Takeaway: While the Old Testament often mentions the sacrifice of a lamb to take away sins, there is no direct connection to the Messiah. However, Isaiah does prophesy regarding the fate of the Suffering Servant, whom others will lead away like a lamb for the slaughter (Isaiah 53:7). So Peter alludes to this prophecy to connect the dots with Jesus (1 Peter 1:19). Elsewhere, we find this same Greek word for lamb (amnos) in just two other verses of the New Testament: John 1:36 (again referring to Jesus, covered in tomorrow’s reading) and Acts 8:32 (where Phillip supernaturally approaches the Ethiopian eunuch in his chariot to explain that the Isaiah passage he was reading pointed to Jesus).
But why the emphasis in this first chapter of John’s Gospel? He is eager for his readers to understand that the shocking crucifixion of this Gospel story’s hero is not a tragedy but a divine and glorious plan: to save the world from its actual enemy, unatoned sin. So our Gospeller carefully details the Baptist’s repeated assurances to his disciples of Jesus’ identity:
- The Baptist foretold Jesus’ preeminence before he arrived at the Jordan (v.30).
- The Baptist prepared the way with a baptism of repentance (v.31).
- The Baptist saw the Holy Spirit descend on Jesus like a dove and indwell him (v.32).
- God the Father, who commissioned the Baptist, foretold him that the Spirit would rest on the Messiah and anoint him to baptize with the Holy Spirit (v.33).
- The Baptist has seen and testified that Jesus is the Son of God (v.34).
Our takeaway?
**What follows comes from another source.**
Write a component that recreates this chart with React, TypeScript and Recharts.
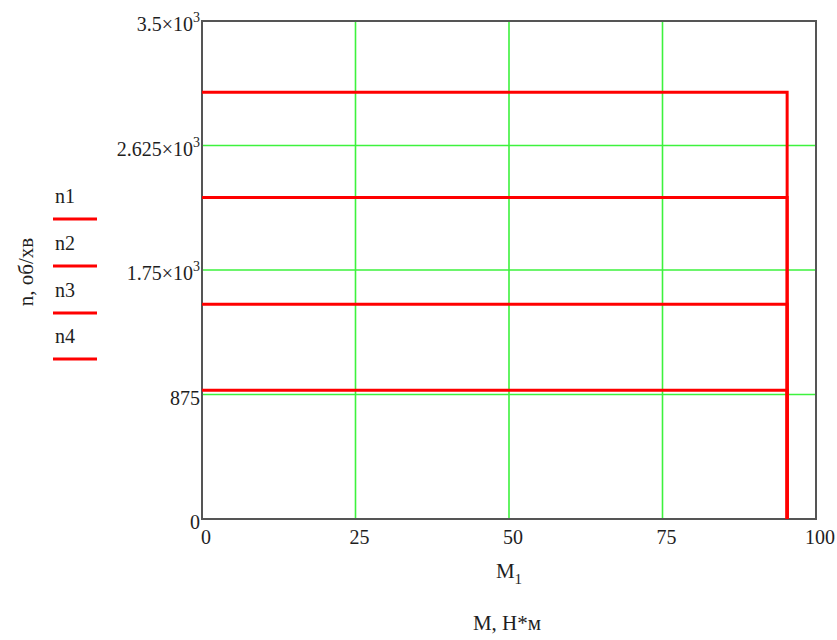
import React from 'react';
import { LineChart, Line, XAxis, YAxis, CartesianGrid, ReferenceArea } from 'recharts';

// speed curves n(M): each line is flat at its speed up to the max torque, then drops to 0
const seriesNames = ['n1', 'n2', 'n3', 'n4'];
const speeds = [3000, 2260, 1510, 905];
const maxTorque = 95.3;

const xTicks = [0, 25, 50, 75, 100];
const yTicks = [0, 875, 1750, 2625, 3500];

const FONT = '"Liberation Serif", "DejaVu Serif", serif';
const TEXT = '#1e1e1e';
const RED = '#ff0000';
const GREEN = '#3df23d';
const FRAME = '#555';

const series = seriesNames.map((name, i) => ({
  name,
  data: [
    { M: 0, n: speeds[i] },
    { M: maxTorque, n: speeds[i] },
    { M: maxTorque, n: 0 },
  ],
}));

const XTick = ({ x, y, payload }: any) => (
  <text x={x + 4} y={y + 25} textAnchor="middle" fontFamily={FONT} fontSize={20} fill={TEXT}>
    {payload.value}
  </text>
);

const YTick = ({ x, y, payload }: any) => {
  const v = payload.value as number;
  if (v < 1000) {
    return (
      <text x={x - 2} y={y + 10} textAnchor="end" fontFamily={FONT} fontSize={20} fill={TEXT}>
        {v}
      </text>
    );
  }
  return (
    <text x={x - 2} y={y + 10} textAnchor="end" fontFamily={FONT} fontSize={20} fill={TEXT}>
      {`${v / 1000}×10`}
      <tspan dy={-9} fontSize={14}>3</tspan>
    </text>
  );
};

const XLabel = ({ viewBox }: any) => {
  const cx = viewBox.x + viewBox.width / 2;
  return (
    <g fontFamily={FONT} fill={TEXT}>
      <text x={cx} y={viewBox.y + 59} textAnchor="middle" fontSize={21}>
        M<tspan dy={6} fontSize={15}>1</tspan>
      </text>
      <text x={cx - 2} y={viewBox.y + 111} textAnchor="middle" fontSize={21}>
        M, H*м
      </text>
    </g>
  );
};

const YLabel = ({ viewBox }: any) => {
  const x = viewBox.x + 11;
  const y = 272;
  return (
    <text
      x={x}
      y={y}
      transform={`rotate(-90 ${x} ${y})`}
      textAnchor="middle"
      fontFamily={FONT}
      fontSize={21}
      fill={TEXT}
    >
      n, об/хв
    </text>
  );
};

const legendRows = [219, 266, 313, 359];

export default function App() {
  return (
    <div style={{ position: 'absolute', left: 0, top: 0, width: 837, height: 640, background: '#fff' }}>
      <LineChart width={837} height={640} margin={{ top: 21, right: 21, bottom: 91, left: 22 }}>
        <CartesianGrid stroke={GREEN} strokeWidth={1.6} />
        <XAxis
          type="number"
          dataKey="M"
          domain={[0, 100]}
          ticks={xTicks}
          allowDataOverflow
          height={30}
          axisLine={false}
          tickLine={false}
          tickSize={0}
          tickMargin={0}
          tick={<XTick />}
          label={<XLabel />}
        />
        <YAxis
          type="number"
          dataKey="n"
          domain={[0, 3500]}
          ticks={yTicks}
          allowDataOverflow
          width={180}
          axisLine={false}
          tickLine={false}
          tickSize={0}
          tickMargin={0}
          tick={<YTick />}
          label={<YLabel />}
        />
        <ReferenceArea x1={0} x2={100} y1={0} y2={3500} fill="none" stroke={FRAME} strokeWidth={2} />
        {series.map((s) => (
          <Line
            key={s.name}
            data={s.data}
            dataKey="n"
            name={s.name}
            type="linear"
            stroke={RED}
            strokeWidth={3}
            dot={false}
            activeDot={false}
            isAnimationActive={false}
          />
        ))}
      </LineChart>
      <svg style={{ position: 'absolute', left: 0, top: 0 }} width={120} height={640}>
        {seriesNames.map((name, i) => (
          <g key={name}>
            <text x={55} y={legendRows[i] - 16} fontFamily={FONT} fontSize={20} fill={TEXT}>
              {name}
            </text>
            <line x1={53} x2={97} y1={legendRows[i]} y2={legendRows[i]} stroke={RED} strokeWidth={3} />
          </g>
        ))}
      </svg>
    </div>
  );
}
Heaping evidence upon evidence, the Baptist and his chronicler, John, want their audiences to know that Jesus of Nazareth is the Messiah Israel longed to see. Yet, sadly, most of the nation missed this climactic epoch, so take advantage of the evidence and receive Christ, the Lamb of God, who has borne our sins in his body and paid the price in full to atone for them—setting us free to live an abundant life (10:10) amid the lingering suffering of our sin-marred world. And how do we appropriate this Good News? By grace through faith, we receive God’s beautiful gift of life in Christ (Ephesians 2:8). Then we live it out according to the good works the Father prepared for us through his Son (Ephesians 2:10). So behold and bear witness to the Lamb of God who takes away the sin of the world.
Prayer: Father God, we thank you for your Son, who faithfully testified to you and bore witness to us of your salvation plan completed in him. And we thank you for John the Gospeller, as well as Matthew, Mark, Luke, Paul, and Jude, and all later copyists, who risked and even laid down their lives to ensure we would behold the Lamb of God who takes away our sins. So would you please strengthen and encourage us to cooperate with your Holy Spirit to live an abundant life, bearing witness to Christ to a lost world that desperately needs him? Amen.